Mumbai: SBI Funds Management has doubled exit fees on fixed maturity plans to up to 4%, joining firms such as ICICI Prudential, who have increased fees to stave off the largescale redemptions seen in the last two months.
Nearly Rs800 billion flowed out of income funds, mainly from close-end fixed maturity plans (FMP), in September-October, as investors pulled out to meet their liquidity needs, in turn creating a credit crunch for the industry.
“As of now there is no such risk in the market. Going forward there could be such risk. We have been cautious about it,” said Chief Marketing Officer R.S. Srinivas Jain.
FMPs invest in debt instruments and hold them till maturity.
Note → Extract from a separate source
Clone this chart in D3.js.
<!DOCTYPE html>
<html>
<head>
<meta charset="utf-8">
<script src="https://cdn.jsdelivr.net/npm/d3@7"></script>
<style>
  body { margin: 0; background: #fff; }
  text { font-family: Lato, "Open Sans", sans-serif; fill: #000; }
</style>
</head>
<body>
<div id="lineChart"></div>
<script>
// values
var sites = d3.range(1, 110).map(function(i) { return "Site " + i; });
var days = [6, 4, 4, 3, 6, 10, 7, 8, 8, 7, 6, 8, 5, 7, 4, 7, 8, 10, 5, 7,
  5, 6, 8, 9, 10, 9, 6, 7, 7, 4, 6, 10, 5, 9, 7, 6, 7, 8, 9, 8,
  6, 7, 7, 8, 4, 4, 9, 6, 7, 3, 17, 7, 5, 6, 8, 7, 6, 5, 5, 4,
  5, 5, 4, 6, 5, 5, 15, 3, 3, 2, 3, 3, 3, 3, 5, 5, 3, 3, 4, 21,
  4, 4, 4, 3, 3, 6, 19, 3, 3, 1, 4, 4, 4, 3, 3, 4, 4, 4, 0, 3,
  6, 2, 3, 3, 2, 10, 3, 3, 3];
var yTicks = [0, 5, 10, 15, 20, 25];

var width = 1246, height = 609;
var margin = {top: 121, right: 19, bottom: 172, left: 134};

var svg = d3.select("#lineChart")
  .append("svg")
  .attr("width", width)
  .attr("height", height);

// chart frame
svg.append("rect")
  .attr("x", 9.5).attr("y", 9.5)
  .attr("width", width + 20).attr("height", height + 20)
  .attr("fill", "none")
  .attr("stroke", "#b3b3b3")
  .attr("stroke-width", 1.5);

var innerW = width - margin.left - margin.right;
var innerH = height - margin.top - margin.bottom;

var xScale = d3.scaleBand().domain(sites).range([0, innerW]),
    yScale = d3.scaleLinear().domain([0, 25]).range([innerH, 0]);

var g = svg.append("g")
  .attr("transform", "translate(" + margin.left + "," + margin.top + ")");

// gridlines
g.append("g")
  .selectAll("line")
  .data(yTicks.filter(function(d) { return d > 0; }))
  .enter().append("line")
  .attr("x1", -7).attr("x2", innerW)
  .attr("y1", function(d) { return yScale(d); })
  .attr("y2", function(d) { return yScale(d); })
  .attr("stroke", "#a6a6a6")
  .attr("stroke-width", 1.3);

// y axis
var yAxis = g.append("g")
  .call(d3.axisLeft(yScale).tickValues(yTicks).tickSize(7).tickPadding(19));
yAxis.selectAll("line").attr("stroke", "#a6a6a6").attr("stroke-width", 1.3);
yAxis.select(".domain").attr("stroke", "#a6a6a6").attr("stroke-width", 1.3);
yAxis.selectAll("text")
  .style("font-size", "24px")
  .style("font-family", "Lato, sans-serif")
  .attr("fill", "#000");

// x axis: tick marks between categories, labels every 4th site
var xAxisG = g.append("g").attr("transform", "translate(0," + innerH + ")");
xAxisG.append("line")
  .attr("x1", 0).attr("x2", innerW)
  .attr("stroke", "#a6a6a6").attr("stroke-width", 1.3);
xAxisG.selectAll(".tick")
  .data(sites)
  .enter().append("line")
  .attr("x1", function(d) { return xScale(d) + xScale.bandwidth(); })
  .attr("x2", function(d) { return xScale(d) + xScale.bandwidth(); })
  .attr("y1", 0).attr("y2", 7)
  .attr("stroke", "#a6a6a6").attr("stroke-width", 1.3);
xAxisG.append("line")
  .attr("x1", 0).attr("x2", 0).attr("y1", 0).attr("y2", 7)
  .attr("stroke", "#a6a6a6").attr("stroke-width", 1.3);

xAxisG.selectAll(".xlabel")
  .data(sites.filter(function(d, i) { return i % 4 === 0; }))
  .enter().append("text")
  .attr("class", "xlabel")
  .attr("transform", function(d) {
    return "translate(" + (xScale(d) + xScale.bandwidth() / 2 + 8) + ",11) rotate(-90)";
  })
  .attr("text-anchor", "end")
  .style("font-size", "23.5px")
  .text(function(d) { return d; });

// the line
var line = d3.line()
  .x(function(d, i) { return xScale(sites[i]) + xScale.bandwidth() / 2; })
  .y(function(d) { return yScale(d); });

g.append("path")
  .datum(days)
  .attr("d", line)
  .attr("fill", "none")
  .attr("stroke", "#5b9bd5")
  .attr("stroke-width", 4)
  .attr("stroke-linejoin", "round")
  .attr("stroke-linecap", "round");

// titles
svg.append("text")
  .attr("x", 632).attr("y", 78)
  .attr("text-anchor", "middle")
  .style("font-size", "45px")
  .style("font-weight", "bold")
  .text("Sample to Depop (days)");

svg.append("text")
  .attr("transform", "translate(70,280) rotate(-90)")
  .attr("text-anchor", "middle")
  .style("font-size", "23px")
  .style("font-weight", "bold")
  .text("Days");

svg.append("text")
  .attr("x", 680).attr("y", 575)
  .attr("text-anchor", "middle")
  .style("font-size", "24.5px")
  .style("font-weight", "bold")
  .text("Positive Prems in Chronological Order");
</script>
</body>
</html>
If they sell the securities ahead of maturity under pressure from redemptions, they might suffer losses and affect returns for investors who chose to stay put in the fund.
“We are doing it to ensure that under extreme stress and volatility, the fund is in a position to take care of its existing investors,” Jain said.
He added that redemption pressure for the industry had eased and said his fund house collected about Rs8 billion from nearly 4,000 investors in a FMP last week.
The fund house will charge 0.5% to 4% exit fees on SBI debt fund series schemes with maturities ranging from 30 days to 18 months, launched on or after 19 November, it said in a notice.